INFORMATION PROVIDED -

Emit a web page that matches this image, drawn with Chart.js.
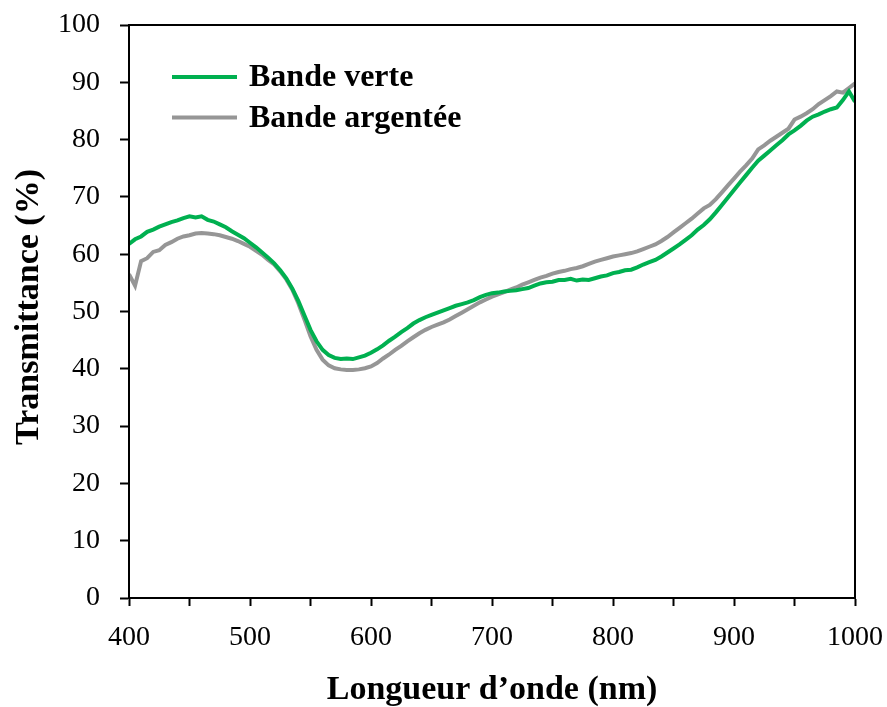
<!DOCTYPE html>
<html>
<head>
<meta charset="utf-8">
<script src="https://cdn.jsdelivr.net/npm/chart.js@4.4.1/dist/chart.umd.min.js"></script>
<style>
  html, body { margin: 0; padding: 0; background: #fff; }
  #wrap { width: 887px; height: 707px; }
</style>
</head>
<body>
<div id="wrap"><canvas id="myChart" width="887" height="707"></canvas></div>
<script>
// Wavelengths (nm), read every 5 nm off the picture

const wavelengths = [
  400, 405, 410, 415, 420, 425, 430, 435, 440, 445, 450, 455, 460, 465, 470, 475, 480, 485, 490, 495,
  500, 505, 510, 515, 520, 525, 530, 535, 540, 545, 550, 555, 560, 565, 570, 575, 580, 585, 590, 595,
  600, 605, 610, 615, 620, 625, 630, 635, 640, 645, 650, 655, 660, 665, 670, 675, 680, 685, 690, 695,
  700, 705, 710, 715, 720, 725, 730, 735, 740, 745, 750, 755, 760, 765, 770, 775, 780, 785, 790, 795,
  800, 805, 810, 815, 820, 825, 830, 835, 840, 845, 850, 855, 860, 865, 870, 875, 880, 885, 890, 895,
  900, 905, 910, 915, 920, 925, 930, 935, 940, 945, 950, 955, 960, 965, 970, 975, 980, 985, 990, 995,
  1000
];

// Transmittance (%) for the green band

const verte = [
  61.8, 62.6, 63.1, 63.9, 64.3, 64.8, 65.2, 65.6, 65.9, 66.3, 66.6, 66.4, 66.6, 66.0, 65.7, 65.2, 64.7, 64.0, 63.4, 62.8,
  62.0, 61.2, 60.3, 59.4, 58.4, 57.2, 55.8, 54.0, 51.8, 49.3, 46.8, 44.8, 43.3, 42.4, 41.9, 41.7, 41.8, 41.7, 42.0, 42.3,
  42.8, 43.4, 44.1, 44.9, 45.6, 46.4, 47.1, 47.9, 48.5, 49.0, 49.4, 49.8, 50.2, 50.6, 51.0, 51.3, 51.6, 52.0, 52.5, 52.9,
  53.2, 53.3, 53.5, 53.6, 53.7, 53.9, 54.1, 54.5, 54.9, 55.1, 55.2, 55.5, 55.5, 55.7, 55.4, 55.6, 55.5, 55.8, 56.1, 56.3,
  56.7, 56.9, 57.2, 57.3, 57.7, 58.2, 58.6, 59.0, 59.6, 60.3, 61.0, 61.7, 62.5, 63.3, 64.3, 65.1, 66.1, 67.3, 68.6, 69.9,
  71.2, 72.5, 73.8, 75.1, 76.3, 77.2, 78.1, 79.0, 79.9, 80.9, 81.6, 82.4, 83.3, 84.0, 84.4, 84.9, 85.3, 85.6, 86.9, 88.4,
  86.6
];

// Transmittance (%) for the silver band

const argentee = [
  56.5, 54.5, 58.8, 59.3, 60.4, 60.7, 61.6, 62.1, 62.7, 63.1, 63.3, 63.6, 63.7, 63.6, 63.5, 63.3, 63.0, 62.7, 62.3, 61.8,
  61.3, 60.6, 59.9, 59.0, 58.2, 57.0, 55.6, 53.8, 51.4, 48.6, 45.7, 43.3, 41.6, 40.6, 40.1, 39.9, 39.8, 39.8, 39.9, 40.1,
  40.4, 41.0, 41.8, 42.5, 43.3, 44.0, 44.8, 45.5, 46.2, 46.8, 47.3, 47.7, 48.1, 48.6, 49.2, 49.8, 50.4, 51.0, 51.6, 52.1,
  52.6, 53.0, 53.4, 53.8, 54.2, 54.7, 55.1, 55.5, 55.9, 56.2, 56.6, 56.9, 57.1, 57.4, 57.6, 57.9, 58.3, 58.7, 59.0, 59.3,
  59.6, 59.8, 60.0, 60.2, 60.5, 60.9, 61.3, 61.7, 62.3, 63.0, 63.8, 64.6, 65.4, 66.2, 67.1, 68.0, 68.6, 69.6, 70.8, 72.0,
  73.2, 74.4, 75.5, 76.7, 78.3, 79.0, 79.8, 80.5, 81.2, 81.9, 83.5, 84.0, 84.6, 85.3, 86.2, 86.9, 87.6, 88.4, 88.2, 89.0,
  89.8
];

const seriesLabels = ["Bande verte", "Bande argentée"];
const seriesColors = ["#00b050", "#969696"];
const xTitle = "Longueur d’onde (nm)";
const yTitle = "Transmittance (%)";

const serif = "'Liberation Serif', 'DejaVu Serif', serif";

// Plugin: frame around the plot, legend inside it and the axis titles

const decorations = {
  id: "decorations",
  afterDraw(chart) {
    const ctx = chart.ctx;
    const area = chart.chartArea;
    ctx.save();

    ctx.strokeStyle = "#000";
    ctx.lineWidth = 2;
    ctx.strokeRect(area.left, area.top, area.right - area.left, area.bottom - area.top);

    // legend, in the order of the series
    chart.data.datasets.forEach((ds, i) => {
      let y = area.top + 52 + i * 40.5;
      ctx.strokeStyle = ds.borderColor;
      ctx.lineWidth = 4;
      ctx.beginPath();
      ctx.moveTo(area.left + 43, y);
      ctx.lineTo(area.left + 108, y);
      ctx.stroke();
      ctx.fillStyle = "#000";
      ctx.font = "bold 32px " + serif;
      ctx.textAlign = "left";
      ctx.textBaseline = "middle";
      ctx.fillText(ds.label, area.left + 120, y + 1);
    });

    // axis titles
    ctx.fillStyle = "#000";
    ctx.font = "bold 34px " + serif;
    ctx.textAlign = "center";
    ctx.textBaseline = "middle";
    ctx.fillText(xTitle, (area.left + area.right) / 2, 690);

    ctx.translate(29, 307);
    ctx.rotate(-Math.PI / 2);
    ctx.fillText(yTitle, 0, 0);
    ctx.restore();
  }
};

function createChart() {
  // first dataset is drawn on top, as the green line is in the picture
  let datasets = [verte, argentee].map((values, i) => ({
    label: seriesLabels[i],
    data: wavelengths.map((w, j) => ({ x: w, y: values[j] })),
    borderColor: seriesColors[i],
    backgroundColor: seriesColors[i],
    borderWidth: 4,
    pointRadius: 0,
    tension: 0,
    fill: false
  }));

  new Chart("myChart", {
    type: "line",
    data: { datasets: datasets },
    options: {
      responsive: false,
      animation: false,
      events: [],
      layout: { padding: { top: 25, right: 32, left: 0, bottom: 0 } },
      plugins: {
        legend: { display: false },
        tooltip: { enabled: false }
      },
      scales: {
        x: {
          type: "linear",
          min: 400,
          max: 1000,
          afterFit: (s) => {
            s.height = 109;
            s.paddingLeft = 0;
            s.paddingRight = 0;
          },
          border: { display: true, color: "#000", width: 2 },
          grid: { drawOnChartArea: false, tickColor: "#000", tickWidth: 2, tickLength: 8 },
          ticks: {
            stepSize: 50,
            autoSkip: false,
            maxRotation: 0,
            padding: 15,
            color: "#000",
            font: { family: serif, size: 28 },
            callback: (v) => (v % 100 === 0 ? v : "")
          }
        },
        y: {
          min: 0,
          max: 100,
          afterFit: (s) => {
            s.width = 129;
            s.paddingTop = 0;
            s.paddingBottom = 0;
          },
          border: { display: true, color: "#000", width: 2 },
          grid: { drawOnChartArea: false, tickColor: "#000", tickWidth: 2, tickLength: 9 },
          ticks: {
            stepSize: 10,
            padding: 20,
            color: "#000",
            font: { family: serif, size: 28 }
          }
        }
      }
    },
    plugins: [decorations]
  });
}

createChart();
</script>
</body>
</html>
* * *
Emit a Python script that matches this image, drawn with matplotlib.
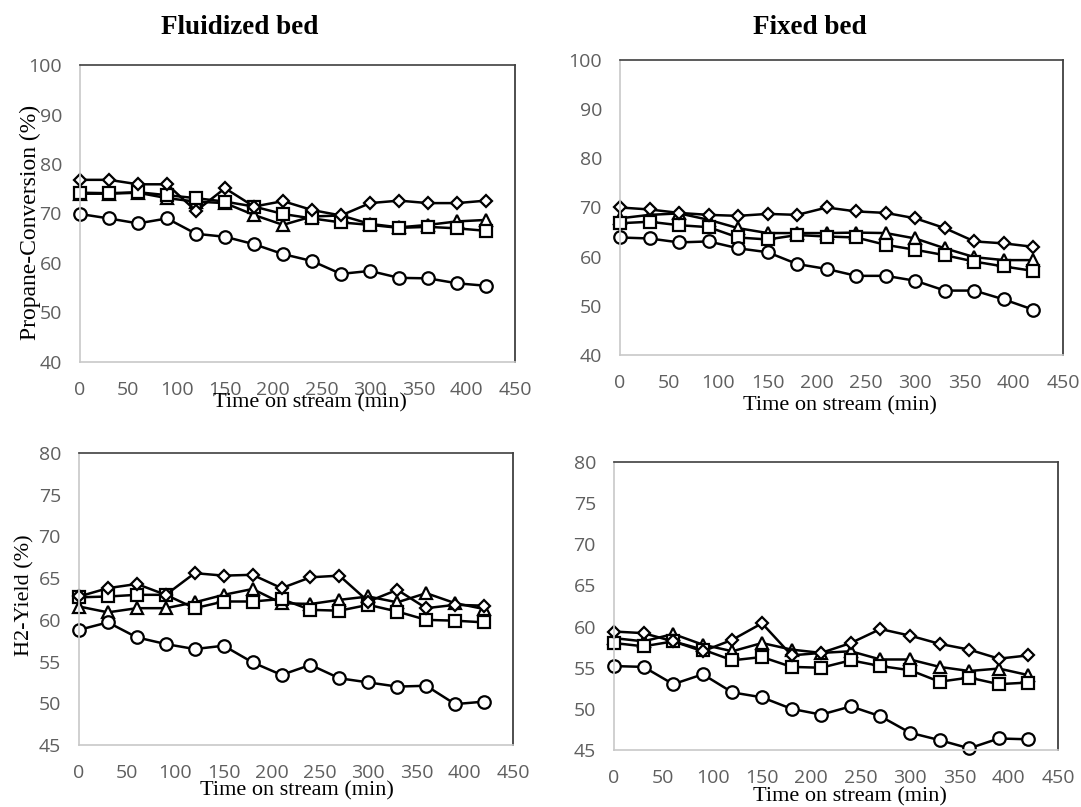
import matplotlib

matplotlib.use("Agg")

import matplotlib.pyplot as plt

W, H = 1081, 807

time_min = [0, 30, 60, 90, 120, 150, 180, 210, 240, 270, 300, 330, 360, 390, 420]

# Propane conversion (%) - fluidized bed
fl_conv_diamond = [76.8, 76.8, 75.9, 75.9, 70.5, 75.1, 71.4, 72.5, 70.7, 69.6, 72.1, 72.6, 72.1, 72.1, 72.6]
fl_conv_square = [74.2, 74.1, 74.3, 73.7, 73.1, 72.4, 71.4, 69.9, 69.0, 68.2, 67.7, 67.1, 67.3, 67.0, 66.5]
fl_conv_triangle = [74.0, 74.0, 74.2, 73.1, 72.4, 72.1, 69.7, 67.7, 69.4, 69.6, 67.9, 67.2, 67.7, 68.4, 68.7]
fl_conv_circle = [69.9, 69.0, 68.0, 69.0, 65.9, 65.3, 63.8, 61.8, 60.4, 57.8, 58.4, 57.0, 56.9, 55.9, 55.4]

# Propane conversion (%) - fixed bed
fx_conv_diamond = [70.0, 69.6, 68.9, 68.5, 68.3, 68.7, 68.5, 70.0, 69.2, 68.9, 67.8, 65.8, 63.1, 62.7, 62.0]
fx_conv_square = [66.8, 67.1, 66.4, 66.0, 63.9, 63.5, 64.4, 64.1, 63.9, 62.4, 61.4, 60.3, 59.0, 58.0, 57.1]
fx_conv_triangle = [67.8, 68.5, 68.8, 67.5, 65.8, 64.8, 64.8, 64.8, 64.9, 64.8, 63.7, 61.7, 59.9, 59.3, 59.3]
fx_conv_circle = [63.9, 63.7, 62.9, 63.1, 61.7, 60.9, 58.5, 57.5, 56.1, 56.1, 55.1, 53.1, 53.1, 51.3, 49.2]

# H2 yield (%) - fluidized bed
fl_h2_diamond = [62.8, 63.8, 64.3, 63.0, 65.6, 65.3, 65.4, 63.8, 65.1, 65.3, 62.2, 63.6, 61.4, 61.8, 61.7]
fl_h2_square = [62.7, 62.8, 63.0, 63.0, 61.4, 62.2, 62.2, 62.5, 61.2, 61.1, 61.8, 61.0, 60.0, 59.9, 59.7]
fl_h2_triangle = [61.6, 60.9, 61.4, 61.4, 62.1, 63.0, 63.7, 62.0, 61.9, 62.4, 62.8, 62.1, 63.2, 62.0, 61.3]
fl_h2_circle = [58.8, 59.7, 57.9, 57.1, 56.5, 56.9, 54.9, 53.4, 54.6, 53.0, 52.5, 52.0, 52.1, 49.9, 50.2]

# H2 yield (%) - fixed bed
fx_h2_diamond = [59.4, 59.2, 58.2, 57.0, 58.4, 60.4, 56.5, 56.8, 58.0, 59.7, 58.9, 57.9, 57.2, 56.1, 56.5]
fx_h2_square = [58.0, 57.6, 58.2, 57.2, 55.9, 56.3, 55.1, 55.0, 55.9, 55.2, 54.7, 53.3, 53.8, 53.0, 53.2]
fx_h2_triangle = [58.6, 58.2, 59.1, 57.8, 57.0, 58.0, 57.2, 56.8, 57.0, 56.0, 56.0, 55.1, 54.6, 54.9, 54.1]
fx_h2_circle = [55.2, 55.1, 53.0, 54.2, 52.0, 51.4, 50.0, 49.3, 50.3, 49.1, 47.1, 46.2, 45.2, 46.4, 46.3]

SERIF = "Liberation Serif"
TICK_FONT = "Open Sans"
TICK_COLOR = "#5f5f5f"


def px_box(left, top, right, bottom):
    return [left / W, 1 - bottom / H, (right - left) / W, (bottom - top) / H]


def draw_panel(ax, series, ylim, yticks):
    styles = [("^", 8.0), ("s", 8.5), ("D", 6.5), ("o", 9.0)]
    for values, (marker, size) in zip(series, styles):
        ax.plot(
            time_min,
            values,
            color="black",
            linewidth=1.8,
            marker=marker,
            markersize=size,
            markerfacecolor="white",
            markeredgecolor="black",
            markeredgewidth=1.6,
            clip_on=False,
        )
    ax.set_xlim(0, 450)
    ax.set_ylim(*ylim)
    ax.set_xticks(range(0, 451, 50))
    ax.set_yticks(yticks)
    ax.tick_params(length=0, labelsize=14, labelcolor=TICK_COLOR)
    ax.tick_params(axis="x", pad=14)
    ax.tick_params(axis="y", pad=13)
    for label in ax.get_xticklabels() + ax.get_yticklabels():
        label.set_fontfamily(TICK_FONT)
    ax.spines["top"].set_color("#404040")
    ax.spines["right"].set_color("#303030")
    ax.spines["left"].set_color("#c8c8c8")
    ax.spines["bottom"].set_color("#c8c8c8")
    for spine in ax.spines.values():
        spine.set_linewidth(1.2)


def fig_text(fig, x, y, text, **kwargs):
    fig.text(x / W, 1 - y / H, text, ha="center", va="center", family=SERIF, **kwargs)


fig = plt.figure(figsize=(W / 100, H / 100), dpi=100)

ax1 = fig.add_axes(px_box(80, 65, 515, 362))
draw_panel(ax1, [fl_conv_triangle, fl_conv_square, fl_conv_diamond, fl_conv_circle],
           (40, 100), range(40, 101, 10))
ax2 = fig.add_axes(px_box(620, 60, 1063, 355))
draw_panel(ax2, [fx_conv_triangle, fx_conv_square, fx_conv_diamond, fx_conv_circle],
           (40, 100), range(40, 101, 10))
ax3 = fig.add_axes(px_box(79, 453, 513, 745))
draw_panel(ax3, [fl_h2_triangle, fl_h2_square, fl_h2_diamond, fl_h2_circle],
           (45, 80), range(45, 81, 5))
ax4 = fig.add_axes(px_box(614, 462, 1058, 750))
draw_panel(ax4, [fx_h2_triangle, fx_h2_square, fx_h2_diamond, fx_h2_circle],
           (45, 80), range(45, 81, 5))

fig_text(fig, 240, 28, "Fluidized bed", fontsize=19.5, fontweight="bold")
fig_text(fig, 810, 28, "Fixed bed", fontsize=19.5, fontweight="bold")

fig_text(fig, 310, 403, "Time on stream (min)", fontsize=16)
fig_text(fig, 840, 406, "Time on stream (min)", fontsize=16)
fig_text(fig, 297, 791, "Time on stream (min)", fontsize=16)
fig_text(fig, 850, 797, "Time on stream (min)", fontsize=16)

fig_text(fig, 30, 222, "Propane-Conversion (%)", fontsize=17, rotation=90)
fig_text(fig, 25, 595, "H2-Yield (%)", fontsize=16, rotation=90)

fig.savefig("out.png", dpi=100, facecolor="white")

STATED PROBLEM - Look through the material and copy each line that has "Emit".

SOLVED PROBLEM -
Emit a web page that matches this image, drawn with Chart.js.
Emit a Python script that matches this image, drawn with matplotlib.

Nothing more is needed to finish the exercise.